Photo by Jonathan Mannion
WHAT MAKES EMINEM SO INFURIATING AND BRILLIANT is the cutting self-awareness of his own pop phenomenon. You could pen volumes on the racial politics behind his stardom, but on The Eminem Show's “White America,” Em's already beaten you to the punch, rhyming “Let's do the math/If I was black/I would have only sold half” and laying down this incredible coup de grâce, “Look at these eyes/baby blue/baby just like yourself/If they were brown/Shady lose/Shady sits on the shelf.”

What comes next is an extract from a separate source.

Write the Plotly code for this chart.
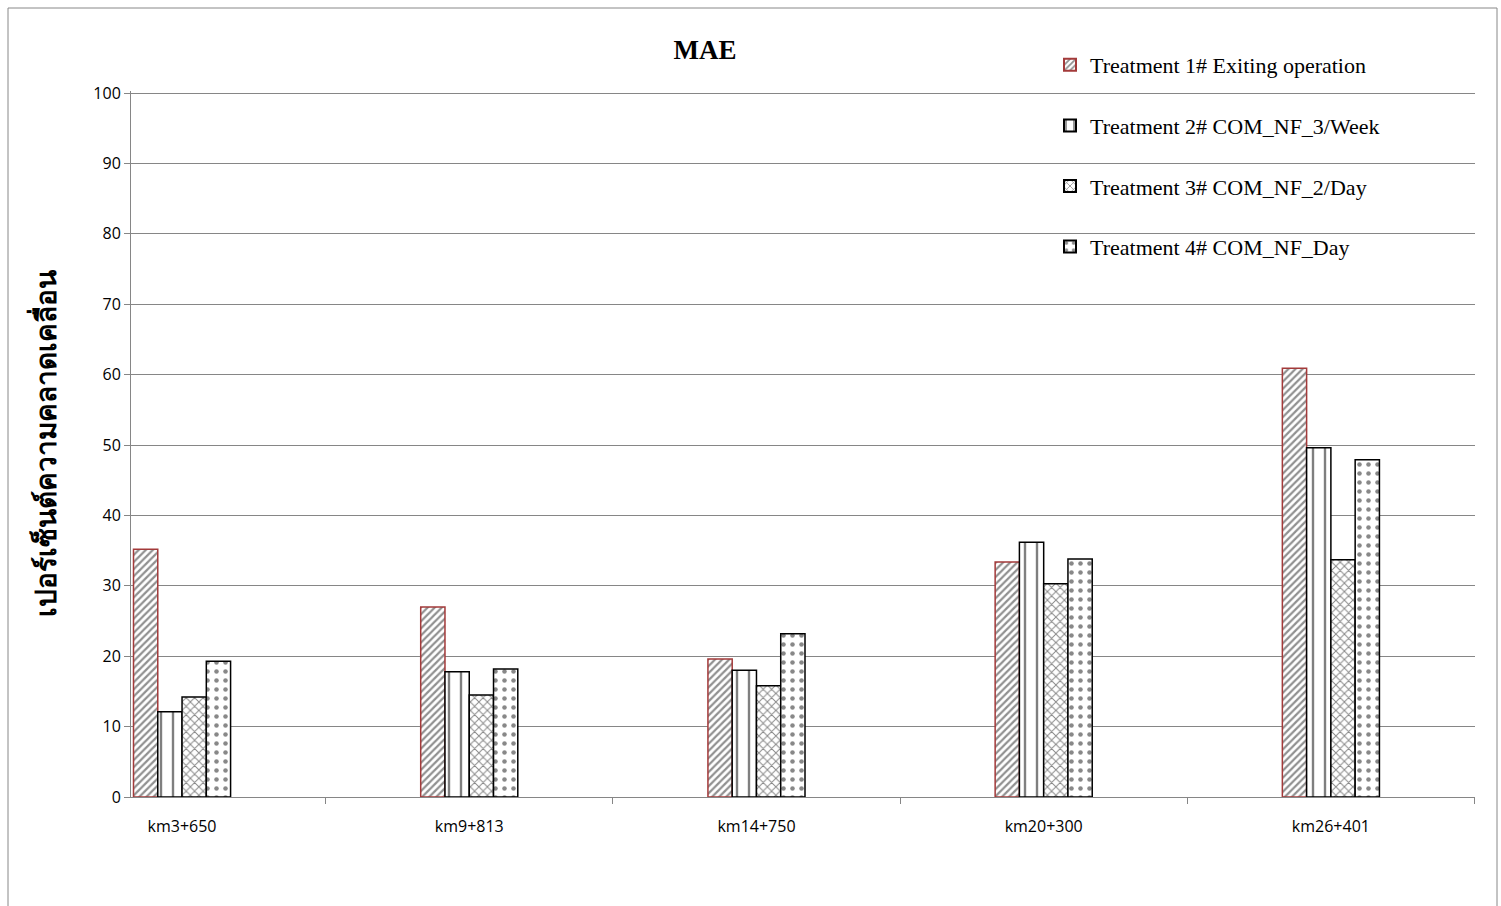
import plotly.graph_objects as go

# Station categories along the route
stations = ["km3+650", "km9+813", "km14+750", "km20+300", "km26+401"]

# MAE (%) per treatment at each station
t1_existing = [35.2, 27.0, 19.6, 33.4, 60.9]
t2_3week = [12.1, 17.8, 18.0, 36.2, 49.6]
t3_2day = [14.2, 14.5, 15.8, 30.3, 33.7]
t4_day = [19.3, 18.2, 23.2, 33.8, 47.9]

series_names = [
    "Treatment 1# Exiting operation",
    "Treatment 2# COM_NF_3/Week",
    "Treatment 3# COM_NF_2/Day",
    "Treatment 4# COM_NF_Day",
]

y_ticks = [0, 10, 20, 30, 40, 50, 60, 70, 80, 90, 100]

x_pos = list(range(len(stations)))

styles = [
    dict(shape="/", size=5, solidity=0.45, line="#a33a3a", fg="#222222"),
    dict(shape="|", size=12, solidity=0.2, line="#000000", fg="#000000"),
    dict(shape="x", size=6, solidity=0.3, line="#000000", fg="#111111"),
    dict(shape=".", size=9, solidity=0.2, line="#000000", fg="#111111"),
]

fig = go.Figure()
for i, (name, vals) in enumerate(zip(series_names, [t1_existing, t2_3week, t3_2day, t4_day])):
    s = styles[i]
    fig.add_trace(go.Bar(
        x=x_pos, y=vals, name=name, legendgroup=f"g{i}",
        marker=dict(
            color="white",
            line=dict(color=s["line"], width=1.5),
            pattern=dict(shape=s["shape"], size=s["size"], solidity=s["solidity"],
                         fgcolor=s["fg"], bgcolor="white", fillmode="overlay"),
        ),
        hoverinfo="skip",
    ))

# plot area: x 131..1475 px, y 91..797 px (value 100 sits at ~93 px)
fig.update_layout(
    width=1501, height=906,
    margin=dict(l=131, r=26, t=91, b=109),
    paper_bgcolor="white", plot_bgcolor="white",
    barmode="group", bargap=0.662, bargroupgap=0,
    title=dict(text="<b>MAE</b>", x=705 / 1501, xanchor="center", y=1 - 50 / 906, yanchor="middle",
               font=dict(family="Liberation Serif", size=27, color="black")),
    legend=dict(
        x=(1050 - 131) / 1344, xanchor="left", y=(797 - 44) / 706, yanchor="top",
        bgcolor="rgba(0,0,0,0)", tracegroupgap=29,
        font=dict(family="Liberation Serif", size=22, color="black"),
        itemsizing="constant",
    ),
    xaxis=dict(
        range=[-51 / 287, 4 + 144 / 287], tickvals=x_pos, ticktext=stations,
        ticks="", showgrid=False, zeroline=False,
        showline=True, linecolor="#868686", linewidth=1,
        tickfont=dict(family="Open Sans", size=16, color="black"),
        ticklabelstandoff=15,
        minor=dict(tick0=0.5, dtick=1, ticks="outside", ticklen=6, tickcolor="#868686", showgrid=False),
    ),
    yaxis=dict(
        range=[0, 100.3], tickvals=y_ticks, ticks="outside", ticklen=6, tickcolor="#868686",
        showgrid=True, gridcolor="#868686", gridwidth=1, zeroline=False,
        showline=True, linecolor="#868686", linewidth=1,
        tickfont=dict(family="Open Sans", size=16, color="black"),
        title=dict(text="<b>เปอร์เซ็นต์ความคลาดเคลื่อน</b>", standoff=28,
                   font=dict(family="Noto Sans", size=28, color="black")),
    ),
    shapes=[dict(type="rect", xref="paper", yref="paper",
                 x0=(8 - 131) / 1344, x1=(1497 - 131) / 1344,
                 y0=(797 - 912) / 706, y1=(797 - 8) / 706,
                 line=dict(color="#888888", width=1), layer="below")],
)

fig.write_html("out.html")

It's no wonder the rock-critic establishment jocks Em so hard, though he's guilty of the same moral turpitude that's earned black gangsta rappers condemnations. He'll dis Lynne Cheney and Moby, challenge Congress to kiss his ass, and still get suburban teens geeked off his music. For those alienated by hip-hop's black cultural cipher, Em's a familiar, accessible outlaw icon — Waylon Jennings in a FUBU track suit. Thus, it doesn't matter whether Em still espouses a virulent misogynistic streak or juvenile homophobia. He's a relentless rebel without a cause or a pause, anticipating criticism and launching pre-emptive strikes with equal parts defiance (“Soldier”) and martyrdom (“Say Goodbye Hollywood”), the Teflon-coated progeny of a generation raised on post-Reagan-Bush-Clinton-Bush denial and deflection.

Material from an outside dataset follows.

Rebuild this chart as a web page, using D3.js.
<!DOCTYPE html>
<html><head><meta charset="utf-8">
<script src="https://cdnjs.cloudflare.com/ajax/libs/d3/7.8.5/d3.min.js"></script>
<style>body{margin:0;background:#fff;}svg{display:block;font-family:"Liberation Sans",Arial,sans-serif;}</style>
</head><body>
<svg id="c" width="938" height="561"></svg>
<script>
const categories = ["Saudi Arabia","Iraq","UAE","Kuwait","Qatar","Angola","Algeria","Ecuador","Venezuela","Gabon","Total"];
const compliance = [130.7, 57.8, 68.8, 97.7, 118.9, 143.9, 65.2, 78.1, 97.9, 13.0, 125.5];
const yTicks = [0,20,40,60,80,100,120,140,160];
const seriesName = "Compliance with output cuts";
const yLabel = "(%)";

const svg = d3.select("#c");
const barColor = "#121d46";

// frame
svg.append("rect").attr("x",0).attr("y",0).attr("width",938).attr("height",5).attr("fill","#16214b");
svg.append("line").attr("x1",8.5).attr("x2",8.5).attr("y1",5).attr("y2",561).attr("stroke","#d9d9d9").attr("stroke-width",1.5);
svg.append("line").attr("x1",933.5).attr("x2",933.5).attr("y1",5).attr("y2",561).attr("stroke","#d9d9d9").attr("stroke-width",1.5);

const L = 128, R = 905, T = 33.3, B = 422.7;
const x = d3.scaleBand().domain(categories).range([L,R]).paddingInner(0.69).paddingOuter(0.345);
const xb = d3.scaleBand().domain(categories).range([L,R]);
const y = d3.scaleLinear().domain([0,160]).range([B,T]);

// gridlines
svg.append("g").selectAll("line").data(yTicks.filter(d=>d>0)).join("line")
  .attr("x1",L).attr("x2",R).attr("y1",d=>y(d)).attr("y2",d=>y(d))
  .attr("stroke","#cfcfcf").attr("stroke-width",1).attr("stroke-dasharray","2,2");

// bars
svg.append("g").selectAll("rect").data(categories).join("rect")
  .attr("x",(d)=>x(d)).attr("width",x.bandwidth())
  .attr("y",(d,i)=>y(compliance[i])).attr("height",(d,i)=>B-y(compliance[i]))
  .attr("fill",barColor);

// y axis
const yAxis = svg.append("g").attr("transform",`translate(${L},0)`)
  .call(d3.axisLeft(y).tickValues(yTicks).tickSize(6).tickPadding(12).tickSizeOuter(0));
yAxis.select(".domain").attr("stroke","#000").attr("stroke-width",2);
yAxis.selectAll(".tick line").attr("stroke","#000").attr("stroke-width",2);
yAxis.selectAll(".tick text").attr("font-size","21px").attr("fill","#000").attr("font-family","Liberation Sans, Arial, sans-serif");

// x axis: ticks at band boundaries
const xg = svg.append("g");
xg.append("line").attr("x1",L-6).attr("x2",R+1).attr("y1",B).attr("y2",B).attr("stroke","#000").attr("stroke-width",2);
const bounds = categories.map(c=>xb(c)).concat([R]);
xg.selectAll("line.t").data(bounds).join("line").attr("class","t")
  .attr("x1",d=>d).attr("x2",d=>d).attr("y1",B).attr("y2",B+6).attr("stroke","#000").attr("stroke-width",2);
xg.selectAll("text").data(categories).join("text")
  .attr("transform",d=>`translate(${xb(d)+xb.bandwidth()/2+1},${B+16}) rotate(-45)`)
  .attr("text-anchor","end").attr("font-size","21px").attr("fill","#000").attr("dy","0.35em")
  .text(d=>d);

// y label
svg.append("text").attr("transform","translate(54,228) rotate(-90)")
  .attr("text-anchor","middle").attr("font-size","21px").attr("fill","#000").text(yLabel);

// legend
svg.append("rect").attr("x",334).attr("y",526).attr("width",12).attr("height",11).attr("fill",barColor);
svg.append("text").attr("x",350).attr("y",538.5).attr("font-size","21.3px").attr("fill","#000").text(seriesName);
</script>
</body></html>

Em chews through words like a lawn mower, spitting them back out with dazzling agility and articulation. Like Jay Z or Nas, he can patter with deliberate, menacing intensity (“Square Dance”) or deliriously dribble off words like Ludacris (“Superman”). Beyond his flow, though, Eminem's grown into one of hip-hop's premier lyricists, gut-wrenchingly funny one moment (“My Dad's Gone Crazy”) or heart-wrenchingly dark the next (“Cleaning Out My Closet”). But if The Eminem Show is his most mature work (in style), it's also his most tedious. In a summer of attacking clones, The Eminem Show is another formulaic sequel, a syndicated rerun of The Slim Shady LP and The Marshall Mathers LP. “Without Me” is obviously the new “The Real Slim Shady,” itself an update of “My Name Is”; “Soldier” is “Criminal” redux; “When the Music Stops” featuring D12 could have been left off D12's recent Devils Night. With two years to move in new directions, Eminem sticks to the tried and true, taking listeners down the same road they've already twice traveled. Equally complicit is the listless production by Em and Dr. Dre. Like the album's lyrical themes, the beats are instantly familiar retreads from Em's previous albums. With the notable exception of “Without Me”'s impelling rhythm, most of the songs share the same slow lope, and though it works at times — “Square Dance”'s ominous stomp, or the steady, progressive stride on “When the Music Stops” — by album's end, it all feels like one long drone.
But the biggest shortcoming is still Eminem himself. There's a moment, as you listen to his undiluted vitriol for his mother on “Cleaning Out My Closet,” that evokes a memory of Marvin Gaye. As Em rails, “Remember when Ronnie died/and you said you wished it was me?/Well guess what?/I am dead/as dead to you as can be,” one might flash back to hearing Gaye expose similar raw nerves on his 1978 Here, My Dear, the album he cut as part of his divorce settlement from Anna Gordy. Both Em's and Gaye's songs function as confessionals so intense, they almost embarrass the listener with their intimacy. But whereas Gaye's album was a bittersweet soliloquy on the tragedies of love and loss, Eminem lacks Gaye's repentance and forgiveness, settling instead for self-righteous pissiness. On “The Kiss,” when he jokes about his well-publicized gun-assault charge involving his on-again, off-again wife, Kim, you realize that Eminem's disposition is not Here, My Dear but Here, Bitch, Go Fuck Yourself.
SO LONG AS HE CAN'T OR WON'T TRANSCEND THIS SELF-righteous attitude, Em will be bereft of any real humility, thus any real humanity — a frustrating hole in the soul. He's a delight to listen to for style, for his effortless skill as a lyricist. But as an artist who's supposed to be the maligned champion of the neglected, misunderstood masses, there's nothing particularly heroic about serving your fans a smarmy cocktail of limp, indignant fury and disingenuous self-loathing.
Maybe it is all a show, as the album's title suggests. Maybe Eminem is Marshall Mathers' way of getting over on all of us, a put-on designed to cajole and infuriate. If so, then The Eminem Show is a trap, too, an admission that Eminem really is a minstrel. Not of black music or culture, as he's often accused of, but of himself — a flat self-parody depleted of all meaning, relevance or redemption. Pop culture — as Em well knows — is filled with empty icons. So why would an artist of such powerful potential rush to join that plastic parade?